Ganz anders haben wir gemeinsam erleben dürfen, wie Malvenblüten innerhalb von Minuten Wasser blau und später violett verfärben und haben eingehend deren therapeutische Heilkraft besprochen. Jeder bekam eine „Pflanzenprobe“ getrockenet mit nachhause, um sich damit daheim selbst weiter beschäftigen zu können. So kann diese Exkursion farblich, geschmacklich, gedanklich auf allen Sinnensebenen weiter auf uns wirken.

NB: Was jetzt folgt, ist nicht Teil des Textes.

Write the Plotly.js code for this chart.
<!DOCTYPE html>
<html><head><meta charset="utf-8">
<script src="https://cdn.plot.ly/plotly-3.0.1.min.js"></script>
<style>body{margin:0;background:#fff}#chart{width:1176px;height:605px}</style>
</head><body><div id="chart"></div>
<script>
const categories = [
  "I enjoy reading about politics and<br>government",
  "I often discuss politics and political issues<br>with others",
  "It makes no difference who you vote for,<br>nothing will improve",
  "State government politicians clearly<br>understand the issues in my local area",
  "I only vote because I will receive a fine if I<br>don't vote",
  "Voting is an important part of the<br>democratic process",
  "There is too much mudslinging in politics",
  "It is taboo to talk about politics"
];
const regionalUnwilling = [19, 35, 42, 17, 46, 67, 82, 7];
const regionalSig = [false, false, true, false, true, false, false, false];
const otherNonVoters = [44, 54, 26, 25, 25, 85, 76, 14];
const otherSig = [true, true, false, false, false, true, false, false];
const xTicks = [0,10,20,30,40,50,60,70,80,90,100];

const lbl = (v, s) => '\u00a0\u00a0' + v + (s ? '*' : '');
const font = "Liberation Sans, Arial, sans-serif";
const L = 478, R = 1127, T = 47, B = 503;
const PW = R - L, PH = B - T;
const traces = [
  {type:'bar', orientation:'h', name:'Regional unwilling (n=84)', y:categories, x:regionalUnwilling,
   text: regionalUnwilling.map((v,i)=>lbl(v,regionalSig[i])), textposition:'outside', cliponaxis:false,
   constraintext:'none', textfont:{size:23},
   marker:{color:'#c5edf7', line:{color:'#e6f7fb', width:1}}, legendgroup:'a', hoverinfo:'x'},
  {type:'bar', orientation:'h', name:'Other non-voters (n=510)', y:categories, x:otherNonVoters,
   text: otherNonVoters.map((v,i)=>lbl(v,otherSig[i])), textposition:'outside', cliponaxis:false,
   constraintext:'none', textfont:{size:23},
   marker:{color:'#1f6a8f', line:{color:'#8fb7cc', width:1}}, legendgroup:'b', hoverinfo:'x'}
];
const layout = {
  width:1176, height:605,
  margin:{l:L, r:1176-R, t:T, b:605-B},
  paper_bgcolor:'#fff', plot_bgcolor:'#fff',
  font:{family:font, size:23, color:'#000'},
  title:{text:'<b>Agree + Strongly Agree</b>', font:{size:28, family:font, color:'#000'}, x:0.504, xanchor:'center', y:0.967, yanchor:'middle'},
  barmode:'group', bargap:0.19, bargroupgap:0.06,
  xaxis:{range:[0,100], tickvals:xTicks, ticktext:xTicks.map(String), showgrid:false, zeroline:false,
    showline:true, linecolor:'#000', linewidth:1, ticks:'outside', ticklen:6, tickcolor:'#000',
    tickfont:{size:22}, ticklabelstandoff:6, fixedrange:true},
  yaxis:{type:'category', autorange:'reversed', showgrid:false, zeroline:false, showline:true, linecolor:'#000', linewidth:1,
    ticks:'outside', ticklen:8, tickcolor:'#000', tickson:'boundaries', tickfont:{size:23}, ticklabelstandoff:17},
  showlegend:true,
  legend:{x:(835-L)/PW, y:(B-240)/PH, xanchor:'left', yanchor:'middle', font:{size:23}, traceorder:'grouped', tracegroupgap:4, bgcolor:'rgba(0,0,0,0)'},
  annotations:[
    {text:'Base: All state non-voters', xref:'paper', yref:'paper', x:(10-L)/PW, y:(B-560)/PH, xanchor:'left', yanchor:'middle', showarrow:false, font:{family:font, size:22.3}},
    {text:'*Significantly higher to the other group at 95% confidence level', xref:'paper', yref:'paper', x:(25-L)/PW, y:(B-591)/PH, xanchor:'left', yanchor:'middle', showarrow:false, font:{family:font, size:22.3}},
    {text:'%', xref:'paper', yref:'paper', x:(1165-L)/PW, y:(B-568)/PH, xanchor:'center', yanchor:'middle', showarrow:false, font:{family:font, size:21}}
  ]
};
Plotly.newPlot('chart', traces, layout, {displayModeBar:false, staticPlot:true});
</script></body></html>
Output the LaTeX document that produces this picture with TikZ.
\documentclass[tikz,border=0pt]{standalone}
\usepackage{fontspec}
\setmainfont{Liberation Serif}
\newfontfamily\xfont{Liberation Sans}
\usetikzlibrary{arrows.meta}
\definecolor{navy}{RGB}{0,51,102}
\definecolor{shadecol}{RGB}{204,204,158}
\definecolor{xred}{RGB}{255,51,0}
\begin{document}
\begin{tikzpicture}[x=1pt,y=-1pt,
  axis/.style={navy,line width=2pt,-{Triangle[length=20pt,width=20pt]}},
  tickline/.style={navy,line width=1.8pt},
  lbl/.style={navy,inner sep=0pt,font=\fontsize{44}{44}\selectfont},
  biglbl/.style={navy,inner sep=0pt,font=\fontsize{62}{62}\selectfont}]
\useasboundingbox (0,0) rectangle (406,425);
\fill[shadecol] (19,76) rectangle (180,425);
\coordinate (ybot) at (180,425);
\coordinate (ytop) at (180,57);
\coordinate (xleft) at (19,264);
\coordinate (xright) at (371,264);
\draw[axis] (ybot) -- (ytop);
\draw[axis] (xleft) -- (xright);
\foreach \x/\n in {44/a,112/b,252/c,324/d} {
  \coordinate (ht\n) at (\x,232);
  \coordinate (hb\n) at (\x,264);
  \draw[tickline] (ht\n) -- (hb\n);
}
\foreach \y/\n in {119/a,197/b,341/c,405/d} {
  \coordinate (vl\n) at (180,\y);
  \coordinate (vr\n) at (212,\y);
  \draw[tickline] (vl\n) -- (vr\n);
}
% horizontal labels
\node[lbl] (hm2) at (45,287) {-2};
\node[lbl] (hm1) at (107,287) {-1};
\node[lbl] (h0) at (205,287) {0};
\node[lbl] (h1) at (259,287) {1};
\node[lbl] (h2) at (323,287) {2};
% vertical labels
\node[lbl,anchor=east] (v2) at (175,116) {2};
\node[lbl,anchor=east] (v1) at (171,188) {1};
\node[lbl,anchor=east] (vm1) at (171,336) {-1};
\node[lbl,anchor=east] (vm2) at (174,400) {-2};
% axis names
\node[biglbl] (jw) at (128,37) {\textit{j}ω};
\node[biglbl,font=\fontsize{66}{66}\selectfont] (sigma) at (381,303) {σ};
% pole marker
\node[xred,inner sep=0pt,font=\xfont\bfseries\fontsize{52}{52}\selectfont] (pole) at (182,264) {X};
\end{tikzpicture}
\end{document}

Der Blutwurz wurde eindrücklich durch das genaue Beobachten der Wurzelregion aber auch des Geschmackes und seines Gesamtbildes für jeden eindrücklich erlebbar. Die Schilderungen und das gemeinsame Beobachten des Verhaltens der Blattstruktur von Petasites zeigte u.a., wie ätherische Stärke nur solange gegeben war, wie die Einzelpflanze mit dem Boden verbunden war. Wurde sie geerntet, so begann der Welkungsprozess innerhalb weniger Minuten.
Insgesamt zeigte sich für alle Teilnehmer, wie wir es bei einem Orchester kennen, dass jeder Einzelne und die Gesamtheit zum Gelingen eines Gesamtkonzeptes beitragen können. Die individuelle Beobachtung in der Gemeinschaft wird so zum wahren Erkennen und trägt dazu bei, die Urbedeutung einer Heilpflanze zu finden.
Alle Erlebnisse, das Suchen einer Pflanze, das sich mit ihr beschäftigen, das pharmazeutische Weiterverarbeiten und die Wirkung auf das Individuum haben wir Erwachsenen sehr konkret und bewusst erlebt. Unsere Kinder hingegen, je nach Alter, haben diese Stimmung, diese Haltung der Erwachsenen auf sich wirken lassen können und haben einen Keim in sich, den ich vorsichtig den Keim zum „Heilerwillen“ nennen möchte.